I'd love to post some clips...but I don't have a recording setup of any kind at the moment. Maybe when my roommate gets back we'll do something with his digital recorder (and he's a FAR better player than I am!!!).


----------



## Budda (May 29, 2007)

lookin good, get some clips!

a hair too bottom-heavy? what cab?


----------



## Emohawk (Feb 3, 2006)

exhausted said:


> great job.
> 
> i think the amp building might be even more addictive than the pedal building. unfortunately, a much more expensive habit as well.


Actually, lately building/modding has been more addictive than playing!

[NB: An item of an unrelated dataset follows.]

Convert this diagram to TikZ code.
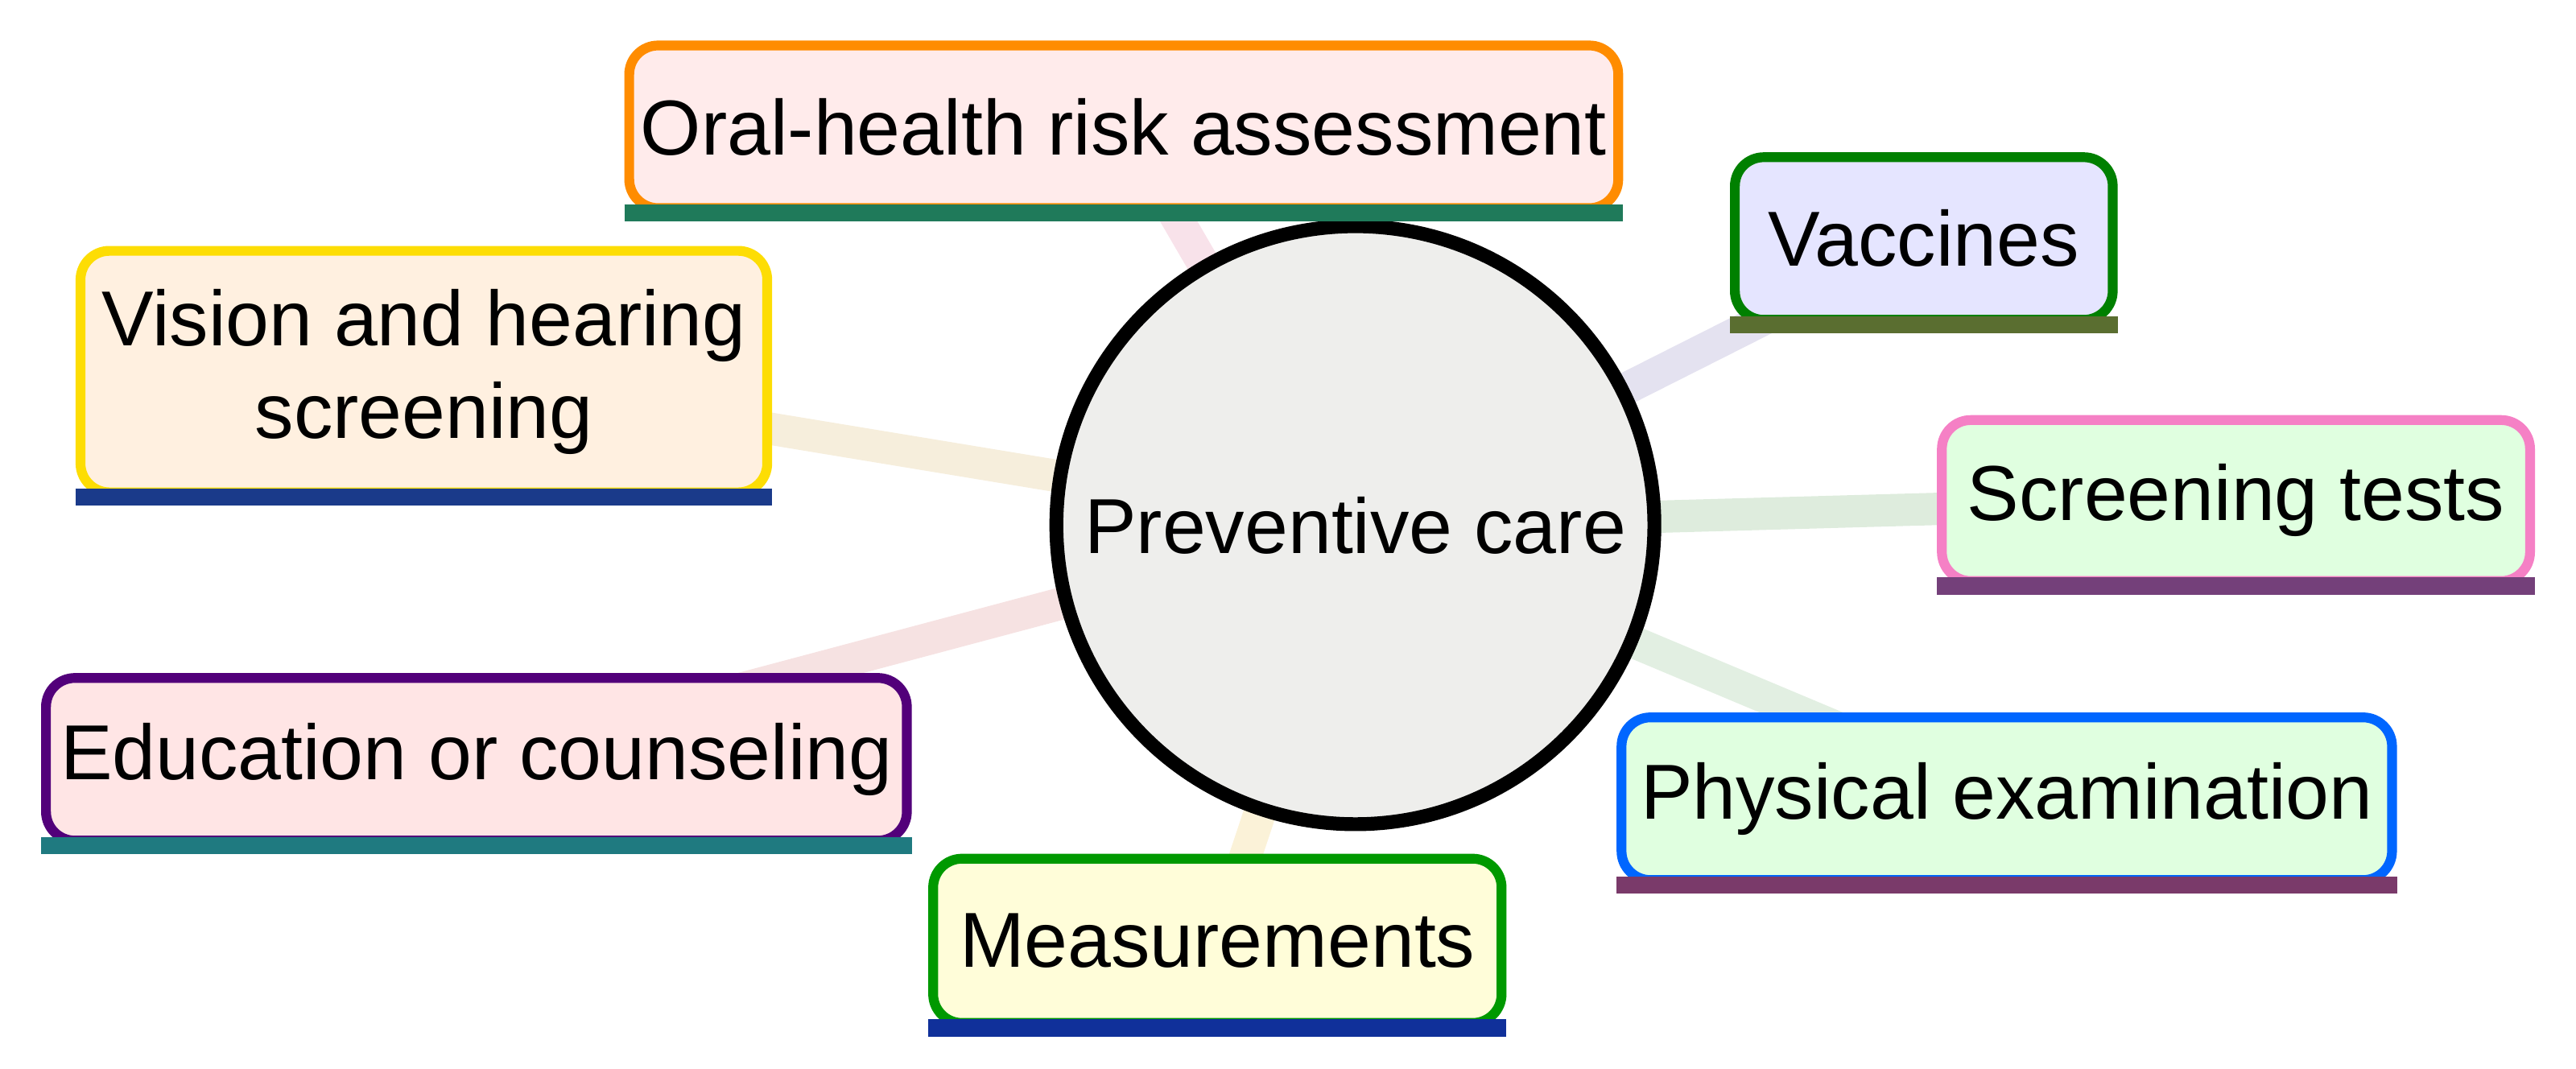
\documentclass[tikz,border=0pt]{standalone}
\usepackage{fontspec}
\setmainfont{Liberation Sans}
\definecolor{hubfill}{HTML}{EEEEEC}
\tikzset{
  topic/.style 2 args={draw=#1, fill=#2, line width=1.7pt, rounded corners=5pt,
    inner sep=0pt, align=center, font=\fontsize{13.5}{16}\selectfont},
  bar/.style={line width=3pt},
  spoke/.style={line width=5.6pt}
}
\begin{document}
\begin{tikzpicture}
  \useasboundingbox (0,0) rectangle (15.68,6.507);

  \coordinate (hub) at (8.25,3.31);
  \coordinate (c1) at (6.84,5.735);
  \coordinate (c2) at (11.71,5.055);
  \coordinate (c3) at (2.58,4.245);
  \coordinate (c4) at (13.61,3.46);
  \coordinate (c5) at (2.90,1.885);
  \coordinate (c6) at (12.215,1.645);
  \coordinate (c7) at (7.41,0.78);

  \draw[spoke, color={rgb,255:red,248;green,226;blue,234}] (hub) -- (c1);
  \draw[spoke, color={rgb,255:red,228;green,226;blue,240}] (hub) -- (c2);
  \draw[spoke, color={rgb,255:red,246;green,238;blue,220}] (hub) -- (c3);
  \draw[spoke, color={rgb,255:red,222;green,236;blue,221}] (hub) -- (c4);
  \draw[spoke, color={rgb,255:red,246;green,226;blue,226}] (hub) -- (c5);
  \draw[spoke, color={rgb,255:red,226;green,239;blue,226}] (hub) -- (c6);
  \draw[spoke, color={rgb,255:red,251;green,242;blue,216}] (hub) -- (c7);

  \node[circle, draw=black, fill=hubfill, line width=2.4pt, minimum size=3.64cm,
    font=\fontsize{13.5}{16}\selectfont] (care) at (hub) {Preventive care};

  \node[topic={orange!90!yellow}{red!8!white}, minimum width=6.02cm, minimum height=0.99cm] (oral) at (c1) {Oral-health risk assessment};
  \node[topic={green!50!black}{blue!10!white}, minimum width=2.30cm, minimum height=0.99cm] (vacc) at (c2) {Vaccines};
  \node[topic={yellow!80!orange}{orange!12!white}, minimum width=4.18cm, minimum height=1.47cm] (vision) at (c3) {Vision and hearing\\screening};
  \node[topic={magenta!50!white}{green!12!white}, minimum width=3.58cm, minimum height=0.98cm] (screen) at (c4) {Screening tests};
  \node[topic={blue!60!red!80!black}{red!10!white}, minimum width=5.24cm, minimum height=0.99cm] (edu) at (c5) {Education or counseling};
  \node[topic={blue!60!cyan}{green!12!white}, minimum width=4.69cm, minimum height=0.99cm] (phys) at (c6) {Physical examination};
  \node[topic={green!60!black}{yellow!15!white}, minimum width=3.46cm, minimum height=1.00cm] (meas) at (c7) {Measurements};

  \draw[bar, color={rgb,255:red,31;green,122;blue,90}] (oral.south west) -- (oral.south east);
  \draw[bar, color={rgb,255:red,90;green,110;blue,48}] (vacc.south west) -- (vacc.south east);
  \draw[bar, color={rgb,255:red,26;green,58;blue,138}] (vision.south west) -- (vision.south east);
  \draw[bar, color={rgb,255:red,116;green,64;blue,122}] (screen.south west) -- (screen.south east);
  \draw[bar, color={rgb,255:red,31;green,122;blue,128}] (edu.south west) -- (edu.south east);
  \draw[bar, color={rgb,255:red,122;green,58;blue,106}] (phys.south west) -- (phys.south east);
  \draw[bar, color={rgb,255:red,16;green,48;blue,154}] (meas.south west) -- (meas.south east);
\end{tikzpicture}
\end{document}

If I spend half as much time with a guitar in my hands as I do a soldering iron I'd probably be an average player by now!


----------



## Emohawk (Feb 3, 2006)

Budda said:


> lookin good, get some clips!
> 
> a hair too bottom-heavy? what cab?


I did say "just a hair!". 

This is running through my V30 loaded closed-back Avatar 2x12. It's just a touch muddy in the bottom when driving the KT77's hard with a fair chunk of pre-gain. That said I haven't had it above 6 on the master using the hi input yet. This thing is freakin L-O-U-D, and any more volume might require police intervention. I haven't spent a great deal of time tweaking yet either. Just haven't had much spare time since I finished it.

Don't get me wrong...the thing does sound killer! Just needs some play time, time for the caps & tubes to burn in a little & some noodling with the knobs. When an amp sounds this good with the knobs basically at center you know good times are ahead...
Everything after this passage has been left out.